My wife (then gf) actually gave me explicit instructions not to purchase diamonds as she is ethically opposed to the process whereby they arrive on young wives fingers and also because she'd had an experience where she was in a conversation where women were talking about the size of their 'rock' and relating it directly to the quality of their choice in men and relationship.
She found this repugnant (and rightly so) and told me that under no circumstances did she ever want to wear a diamond wedding ring. We are fairly well off and she could have had pretty much whatever she wanted but she chose to go against the grain... have you any idea how sexayyy that is???? :)
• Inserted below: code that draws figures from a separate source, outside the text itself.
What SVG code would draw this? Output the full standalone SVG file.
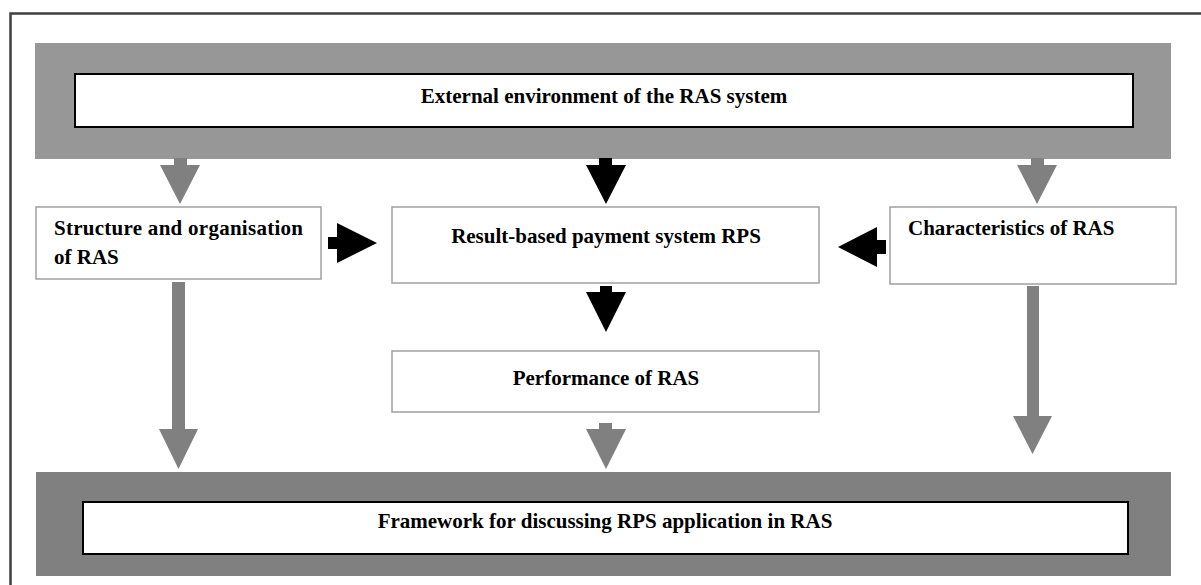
<svg xmlns="http://www.w3.org/2000/svg" width="1201" height="585" viewBox="0 0 1201 585">
<style>
.t{font-family:"Liberation Serif","Times New Roman",serif;font-weight:bold;font-size:21px;fill:#000}
.box{fill:#fff;stroke:#a0a0a0;stroke-width:1.5}
.inner{fill:#fff;stroke:#000;stroke-width:2}
.ga{fill:#808080}
.ba{fill:#000}
</style>
<rect width="1201" height="585" fill="#fff"/>
<path d="M10.5,585 V13.5 H1201" fill="none" stroke="#404040" stroke-width="2.5"/>

<g id="external">
<rect x="35" y="43" width="1136" height="116" fill="#979797"/>
<rect class="inner" x="75" y="74" width="1058" height="53"/>
<text class="t" x="604" y="103" text-anchor="middle">External environment of the RAS system</text>
</g>

<g id="structure">
<rect class="box" x="36" y="207" width="285" height="72"/>
<text class="t" x="54" y="235" textLength="249" lengthAdjust="spacing">Structure and organisation</text>
<text class="t" x="54" y="264">of RAS</text>
</g>

<g id="rps">
<rect class="box" x="392" y="207" width="427" height="76"/>
<text class="t" x="606" y="243" text-anchor="middle">Result-based payment system RPS</text>
</g>

<g id="characteristics">
<rect class="box" x="890" y="207" width="286" height="77"/>
<text class="t" x="908" y="235">Characteristics of RAS</text>
</g>

<g id="performance">
<rect class="box" x="392" y="351" width="427" height="61"/>
<text class="t" x="606" y="385" text-anchor="middle">Performance of RAS</text>
</g>

<g id="framework">
<rect x="36" y="472" width="1135" height="104" fill="#808080"/>
<rect class="inner" x="83" y="502" width="1045" height="52"/>
<text class="t" x="605" y="528" text-anchor="middle">Framework for discussing RPS application in RAS</text>
</g>

<g id="connectors">
<polygon class="ga" points="174,158 187,158 187,165 200,165 180,204 160,165 174,165"/>
<polygon class="ba" points="599,158 612,158 612,165 626,165 606,204 586,165 599,165"/>
<polygon class="ga" points="1031,158 1044,158 1044,165 1057,165 1037,204 1017,165 1031,165"/>
<polygon class="ba" points="328,237 337,237 337,223 377,243 337,263 337,249 328,249"/>
<polygon class="ba" points="886,240 877,240 877,227 838,247 877,267 877,254 886,254"/>
<polygon class="ba" points="600,286 612,286 612,292 626,292 606,332 586,292 600,292"/>
<polygon class="ga" points="172,282 185,282 185,429 198,429 178.5,469 159,429 172,429"/>
<polygon class="ga" points="599,423 612,423 612,429 626,429 606,469 586,429 599,429"/>
<polygon class="ga" points="1027,286 1039,286 1039,416 1052,416 1032.5,454 1013,416 1027,416"/>
</g>
</svg>
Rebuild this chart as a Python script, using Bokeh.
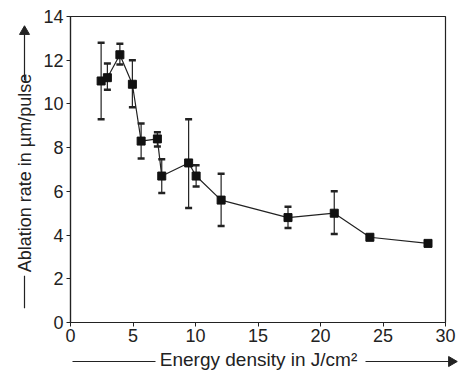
import numpy as np
from bokeh.plotting import figure
from bokeh.layouts import column, row
from bokeh.models import ColumnDataSource, Whisker, TeeHead, FixedTicker, Range1d
from bokeh.core.properties import value
from bokeh.embed import file_html
from bokeh.resources import INLINE

# Data
energy = [2.45, 2.95, 3.95, 4.95, 5.65, 6.95, 7.3, 9.45, 10.05, 12.05, 17.4, 21.1, 23.95, 28.6]
rate = [11.05, 11.2, 12.25, 10.9, 8.3, 8.4, 6.7, 7.3, 6.7, 5.6, 4.8, 5.0, 3.9, 3.62]
err_upper = [12.8, 11.85, 12.75, 12.0, 9.1, 8.7, 7.47, 9.3, 7.2, 6.8, 5.3, 6.0, 4.0]
err_lower = [9.3, 10.65, 11.8, 9.85, 7.5, 8.05, 5.93, 5.24, 6.22, 4.42, 4.32, 4.05, 3.78]
x_ticks = [0, 5, 10, 15, 20, 25, 30]
y_ticks = [0, 2, 4, 6, 8, 10, 12, 14]
x_title = "Energy density in J/cm²"
y_title = "Ablation rate in µm/pulse"

FONT = "Liberation Sans"
INK = "#222222"

LEFT_W, TOP_H, W, H = 40, 346, 458, 372

# ---- main plot ----
p = figure(width=W - LEFT_W, height=TOP_H, output_backend="svg", toolbar_location=None,
           x_range=Range1d(0, 30), y_range=Range1d(0, 14),
           min_border_left=30, min_border_right=13, min_border_top=16, min_border_bottom=24)
p.background_fill_color = "white"
p.border_fill_color = "white"
p.outline_line_color = INK
p.outline_line_width = 1.2
p.grid.visible = False

for ax in (p.xaxis[0], p.yaxis[0]):
    ax.axis_line_color = INK
    ax.axis_line_width = 1.2
    ax.major_tick_line_color = INK
    ax.major_tick_in = 0
    ax.major_tick_out = 4
    ax.minor_tick_line_color = None
    ax.major_label_text_font = FONT
    ax.major_label_text_font_size = "18px"
    ax.major_label_text_color = INK

p.xaxis[0].ticker = FixedTicker(ticks=x_ticks)
p.yaxis[0].ticker = FixedTicker(ticks=y_ticks)
p.xaxis[0].major_label_standoff = 2
p.yaxis[0].major_label_standoff = 3

err_src = ColumnDataSource(dict(x=energy[:len(err_upper)], upper=err_upper, lower=err_lower))
w = Whisker(base="x", upper="upper", lower="lower", source=err_src, dimension="height",
            line_color=INK, line_width=1.2,
            upper_head=TeeHead(size=7, line_width=2.5, line_color=INK),
            lower_head=TeeHead(size=7, line_width=2.5, line_color=INK))
p.add_layout(w)

src = ColumnDataSource(dict(x=energy, y=rate))
p.line("x", "y", source=src, line_color=INK, line_width=1.2)
p.scatter("x", "y", source=src, marker="square", size=8, fill_color="#111111", line_color="#111111")

# ---- left strip: vertical axis title with arrow ----
def strip(width, height, y0, y1):
    f = figure(width=width, height=height, output_backend="svg", toolbar_location=None,
               x_range=Range1d(0, width), y_range=Range1d(y1, y0),
               x_axis_type=None, y_axis_type=None,
               min_border=0, min_border_left=0, min_border_right=0,
               min_border_top=0, min_border_bottom=0)
    f.outline_line_color = None
    f.grid.visible = False
    f.background_fill_color = "white"
    f.border_fill_color = "white"
    return f

left = strip(LEFT_W, TOP_H, 0, TOP_H)
left.segment(x0=[24, 24], y0=[330, 72], x1=[24, 24], y1=[293, 16], line_color=INK, line_width=1.2)
left.scatter(x=[24], y=[17], marker="triangle", size=10, fill_color=INK, line_color=INK)
left.text(x=[24], y=[177], text=[y_title], angle=np.pi / 2, text_align="center",
          text_baseline="middle", text_font=value(FONT), text_font_size="18px", text_color=INK)

# ---- bottom strip: horizontal axis title with arrow ----
bottom = strip(W, H - TOP_H, TOP_H, H)
bottom.segment(x0=[72, 365], y0=[361, 361], x1=[155, 450], y1=[361, 361], line_color=INK, line_width=1.2)
bottom.scatter(x=[451], y=[361], marker="triangle", angle=-np.pi / 2, size=10, fill_color=INK, line_color=INK)
bottom.text(x=[258], y=[359], text=[x_title], text_align="center", text_baseline="middle",
            text_font=value(FONT), text_font_size="19px", text_color=INK)

layout = column(row(left, p), bottom)
open("out.html", "w").write(file_html(layout, INLINE))
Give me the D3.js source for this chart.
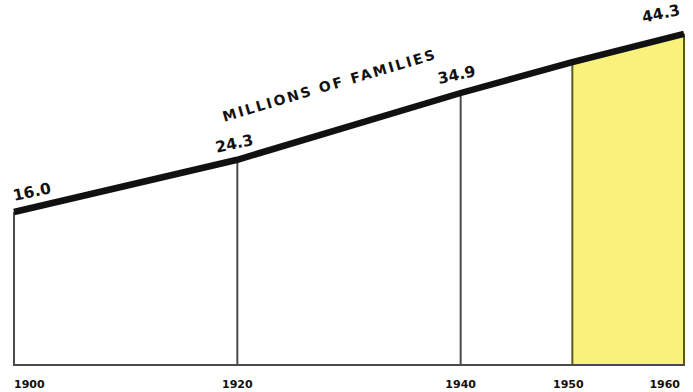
<!DOCTYPE html>
<html>
<head>
<meta charset="utf-8">
<script src="https://cdn.jsdelivr.net/npm/d3@7"></script>
<style>
html,body{margin:0;padding:0;background:#fff;}
svg{display:block;}
</style>
</head>
<body>
<svg id="chart" width="693" height="392"></svg>
<script>
const years = [1900, 1920, 1940, 1950, 1960];
const families = [16.0, 24.3, 34.9, 39.8, 44.3];
const valueLabels = ["16.0", "24.3", "34.9", "", "44.3"];
const tickLabels = ["1900", "1920", "1940", "1950", "1960"];
const shadedRange = [1950, 1960];
const title = "MILLIONS OF FAMILIES";

const svg = d3.select("#chart");
const x = d3.scaleLinear().domain([1900, 1960]).range([14, 684]);
const y = d3.scaleLinear().domain([-8.3, 16]).range([365, 212]);
const data = years.map((yr, i) => ({yr, v: families[i], label: valueLabels[i], tick: tickLabels[i]}));

// shaded area
const shaded = data.filter(d => d.yr >= shadedRange[0] && d.yr <= shadedRange[1]);
svg.append("path")
  .datum(shaded)
  .attr("d", d3.area().x(d => x(d.yr)).y0(y(-8.3)).y1(d => y(d.v)))
  .attr("fill", "#f8f27c");

// verticals
svg.selectAll("line.v").data(data).enter().append("line")
  .attr("class", "v")
  .attr("x1", d => x(d.yr)).attr("x2", d => x(d.yr))
  .attr("y1", d => y(d.v)).attr("y2", y(-8.3))
  .attr("stroke", d => d.yr >= shadedRange[0] ? "#5a5a20" : "#4a4a4a")
  .attr("stroke-width", 2);

// baseline
svg.append("line")
  .attr("x1", x(1900) - 1).attr("x2", x(1960) + 1)
  .attr("y1", y(-8.3)).attr("y2", y(-8.3))
  .attr("stroke", "#4a4a4a").attr("stroke-width", 2);

// main line
svg.append("path")
  .datum(data)
  .attr("d", d3.line().x(d => x(d.yr)).y(d => y(d.v)))
  .attr("fill", "none").attr("stroke", "#111").attr("stroke-width", 6.5)
  .attr("stroke-linecap", "butt");

// value labels
const lblOffset = [[19, -15], [-2, -11], [-3, -13], [0, 0], [-22, -15]];
svg.selectAll("text.val").data(data.filter(d => d.label)).enter().append("text")
  .attr("class", "val")
  .attr("transform", d => {
    const i = years.indexOf(d.yr);
    return `translate(${x(d.yr) + lblOffset[i][0]},${y(d.v) + lblOffset[i][1]}) rotate(-12)`;
  })
  .attr("text-anchor", "middle")
  .attr("font-family", "DejaVu Sans, sans-serif")
  .attr("font-weight", "bold")
  .attr("font-size", 15.5)
  .attr("fill", "#111")
  .text(d => d.label);

// title along line
svg.append("text")
  .attr("transform", `translate(331,90) rotate(-16.5)`)
  .attr("text-anchor", "middle")
  .attr("font-family", "DejaVu Sans, sans-serif")
  .attr("font-weight", "bold")
  .attr("font-size", 14)
  .attr("letter-spacing", 2.2)
  .attr("fill", "#111")
  .text(title);

// tick labels
const tickAnchor = ["start", "middle", "middle", "middle", "end"];
const tickDx = [0, 0, 0, -4, -4];
svg.selectAll("text.tick").data(data).enter().append("text")
  .attr("class", "tick")
  .attr("x", (d, i) => x(d.yr) + tickDx[i])
  .attr("y", 388)
  .attr("text-anchor", (d, i) => tickAnchor[i])
  .attr("font-family", "DejaVu Sans, sans-serif")
  .attr("font-weight", "bold")
  .attr("font-size", 11)
  .attr("fill", "#111")
  .text(d => d.tick);
</script>
</body>
</html>
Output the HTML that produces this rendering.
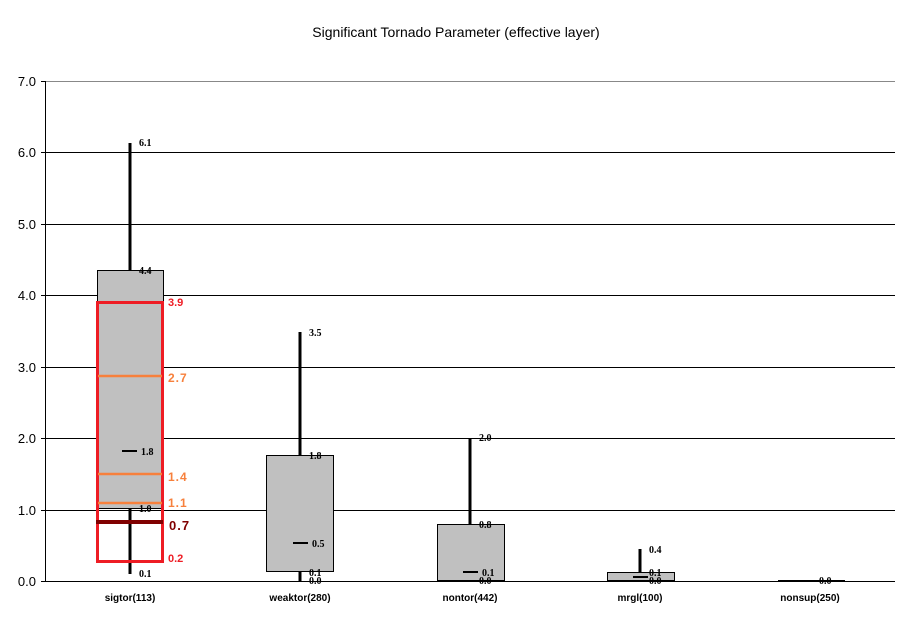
<!DOCTYPE html>
<html><head><style>
body{margin:0;background:#fff}
svg{display:block}
</style></head><body>
<svg width="911" height="623" viewBox="0 0 911 623" xmlns="http://www.w3.org/2000/svg" font-family="Liberation Sans, sans-serif">
<text x="456" y="37" text-anchor="middle" font-size="14">Significant Tornado Parameter (effective layer)</text>
<g stroke="#000" stroke-width="1">
<line x1="45" y1="81.5" x2="895" y2="81.5" stroke="#888"/>
<line x1="45" y1="152.5" x2="895" y2="152.5"/>
<line x1="45" y1="224.5" x2="895" y2="224.5"/>
<line x1="45" y1="295.5" x2="895" y2="295.5"/>
<line x1="45" y1="367.5" x2="895" y2="367.5"/>
<line x1="45" y1="438.5" x2="895" y2="438.5"/>
<line x1="45" y1="510.5" x2="895" y2="510.5"/>
<line x1="45" y1="581.5" x2="895" y2="581.5"/>
<line x1="45.5" y1="81" x2="45.5" y2="581"/>
<line x1="41" y1="81.5" x2="45" y2="81.5"/><line x1="41" y1="152.5" x2="45" y2="152.5"/><line x1="41" y1="224.5" x2="45" y2="224.5"/><line x1="41" y1="295.5" x2="45" y2="295.5"/><line x1="41" y1="367.5" x2="45" y2="367.5"/><line x1="41" y1="438.5" x2="45" y2="438.5"/><line x1="41" y1="510.5" x2="45" y2="510.5"/><line x1="41" y1="581.5" x2="45" y2="581.5"/>
</g>
<g font-size="13" text-anchor="end" fill="#000">
<text x="36" y="86">7.0</text><text x="36" y="157">6.0</text><text x="36" y="229">5.0</text><text x="36" y="300">4.0</text><text x="36" y="372">3.0</text><text x="36" y="443">2.0</text><text x="36" y="515">1.0</text><text x="36" y="586">0.0</text>
</g>
<!-- boxes -->
<g fill="#c0c0c0" stroke="#000" stroke-width="1">
<rect x="97.5" y="270.5" width="66" height="238"/>
<rect x="266.5" y="455.5" width="67" height="116"/>
<rect x="437.5" y="524.5" width="67" height="56"/>
<rect x="607.5" y="572.5" width="67" height="8"/>
<line x1="778" y1="580.5" x2="845" y2="580.5"/>
</g>
<g stroke="#000" stroke-width="3">
<line x1="130" y1="143" x2="130" y2="270"/><line x1="130" y1="509" x2="130" y2="574"/>
<line x1="300" y1="332" x2="300" y2="455"/><line x1="300" y1="572" x2="300" y2="581"/>
<line x1="470" y1="438" x2="470" y2="524"/>
<line x1="640" y1="549" x2="640" y2="572"/>
</g>
<g stroke="#000" stroke-width="2">
<line x1="122" y1="451" x2="137" y2="451"/>
<line x1="293" y1="543" x2="308" y2="543"/>
<line x1="463" y1="572" x2="478" y2="572"/>
<line x1="633" y1="577" x2="648" y2="577"/>
</g>
<!-- overlay -->
<rect x="97.5" y="302.5" width="65" height="259" fill="none" stroke="#ee1c24" stroke-width="3"/>
<g stroke="#f7803c" stroke-width="2.5">
<line x1="98" y1="376" x2="162" y2="376"/>
<line x1="98" y1="474" x2="162" y2="474"/>
<line x1="98" y1="503" x2="162" y2="503"/>
</g>
<line x1="96" y1="522" x2="163" y2="522" stroke="#800000" stroke-width="4"/>
<g font-size="10" font-weight="bold" font-family="Liberation Serif, serif">
<text x="139" y="146">6.1</text><text x="139" y="274">4.4</text><text x="141" y="455">1.8</text><text x="139" y="512">1.0</text><text x="139" y="577">0.1</text>
<text x="309" y="336">3.5</text><text x="309" y="459">1.8</text><text x="312" y="547">0.5</text><text x="309" y="576">0.1</text><text x="309" y="584">0.0</text>
<text x="479" y="441">2.0</text><text x="479" y="528">0.8</text><text x="482" y="576">0.1</text><text x="479" y="584">0.0</text>
<text x="649" y="553">0.4</text><text x="649" y="576">0.1</text><text x="649" y="584">0.0</text>
<text x="819" y="584">0.0</text>
</g>
<g font-size="12" font-weight="bold" letter-spacing="1">
<text x="168" y="306" fill="#ee1c24" font-size="11" letter-spacing="0">3.9</text>
<text x="168" y="382" fill="#f7803c">2.7</text>
<text x="168" y="481" fill="#f7803c">1.4</text>
<text x="168" y="507" fill="#f7803c">1.1</text>
<text x="169" y="530" fill="#800000" font-size="13">0.7</text>
<text x="168" y="562" fill="#ee1c24" font-size="11" letter-spacing="0">0.2</text>
</g>
<g font-size="10" font-weight="bold" text-anchor="middle">
<text x="130" y="601">sigtor(113)</text>
<text x="300" y="601">weaktor(280)</text>
<text x="470" y="601">nontor(442)</text>
<text x="640" y="601">mrgl(100)</text>
<text x="810" y="601">nonsup(250)</text>
</g>
</svg>
</body></html>
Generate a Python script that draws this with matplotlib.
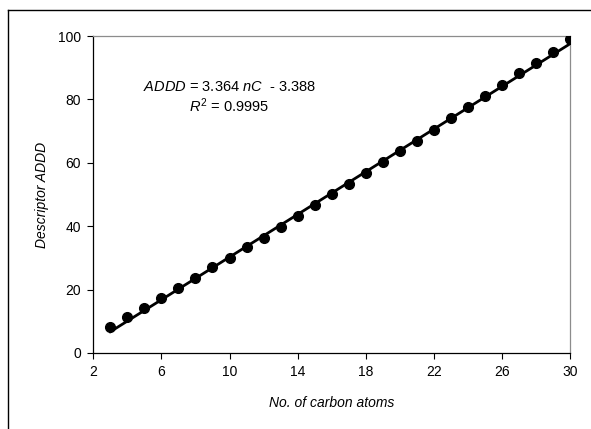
import matplotlib
matplotlib.use("Agg")
import matplotlib.pyplot as plt
from matplotlib.lines import Line2D
import numpy as np

plt.rcParams['font.family'] = ['Liberation Sans', 'DejaVu Sans']
plt.rcParams['mathtext.fontset'] = 'custom'
plt.rcParams['mathtext.rm'] = 'Liberation Sans'
plt.rcParams['mathtext.it'] = 'Liberation Sans:italic'

# data
n_carbon = [3, 4, 5, 6, 7, 8, 9, 10, 11, 12, 13, 14, 15, 16, 17, 18, 19, 20,
            21, 22, 23, 24, 25, 26, 27, 28, 29, 30]
addd = [8.3, 11.3, 14.3, 17.3, 20.5, 23.6, 27.0, 30.1, 33.4, 36.4, 39.7, 43.1,
        46.6, 50.1, 53.4, 56.8, 60.3, 63.7, 67.0, 70.4, 74.2, 77.7, 81.1, 84.5,
        88.2, 91.6, 95.0, 99.0]
slope = 3.364
intercept = -3.388
x_ticks = [2, 6, 10, 14, 18, 22, 26, 30]
y_ticks = [0, 20, 40, 60, 80, 100]

fig = plt.figure(figsize=(5.91, 4.29), dpi=100)
ax = fig.add_axes([93.3 / 591, 1 - 353 / 429, (570 - 93.3) / 591, (353 - 36) / 429])

xs = np.array([n_carbon[0], n_carbon[-1]], dtype=float)
ax.plot(xs, slope * xs + intercept, color='black', lw=2.0, zorder=2)
ax.plot(n_carbon, addd, 'o', color='black', markersize=7.0, zorder=3)

ax.set_xlim(2, 30)
ax.set_ylim(0, 100)
ax.set_xticks(x_ticks)
ax.set_yticks(y_ticks)
ax.tick_params(direction='out', length=4, width=0.8, labelsize=10, pad=5,
               colors='black')
for s in ['top', 'right']:
    ax.spines[s].set_color('#8c8c8c')
    ax.spines[s].set_linewidth(0.9)
for s in ['left', 'bottom']:
    ax.spines[s].set_color('black')
    ax.spines[s].set_linewidth(0.9)

ax.set_xlabel('No. of carbon atoms', fontsize=10, style='italic', labelpad=12)
ax.set_ylabel('Descriptor ADDD', fontsize=10, style='italic', labelpad=6)

ax.text(0.2857, 0.84, r'$\mathit{ADDD}$ = 3.364 $\mathit{nC}$  - 3.388',
        transform=ax.transAxes, ha='center', va='center', fontsize=10.5)
ax.text(0.2857, 0.779, r'$\mathit{R}^{\mathrm{2}}$ = 0.9995',
        transform=ax.transAxes, ha='center', va='center', fontsize=10.5)

# outer chart-area border (top and left visible)
fig.add_artist(Line2D([8 / 591, 1.0], [1 - 10 / 429, 1 - 10 / 429],
                      transform=fig.transFigure, color='black', lw=1.0))
fig.add_artist(Line2D([8 / 591, 8 / 591], [0.0, 1 - 10 / 429],
                      transform=fig.transFigure, color='black', lw=1.0))

fig.savefig('out.png', dpi=100)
NO I am not calling him cheap, I am saying he should be dong this for the right reasons.

:D

yes

LOL if the reason & the attitude is right, the price of the ring really does not matter
 
Dude to a female that ring is more than some piece of jewelery and you must remember that, they may not want a 40k ring but they want you to at least put your heart into finding a great one regardless of price.

To them it is not a formality that is what you need to remember.
 
okay, okay point taken. And yes I was playing of -why buy the cow when...
 
dude - find yourself a diamond dealer, buy the stone you want and can afford (i recommend Diamond City in town , ask around , check online, just buy stone first).
then find a jeweller - preferrably private, not in a store, and go and design it with him (takes 10mins), tell him EXACTLY how much you can spend, and he will tell you what he can do.

The ring i bought is worth R42k insured, and i paid R25k.

Don't buy something from browns / sterns otherwise 500 other women have the same ring. Put some thought into it, make it more special by designing it, and then give it to her. And yes you can do this with R5k, although its going to be a tiny stone, but that doesnt seem to be the issue.

Put more thought into it rather than cash, it will work in your favour in the long run.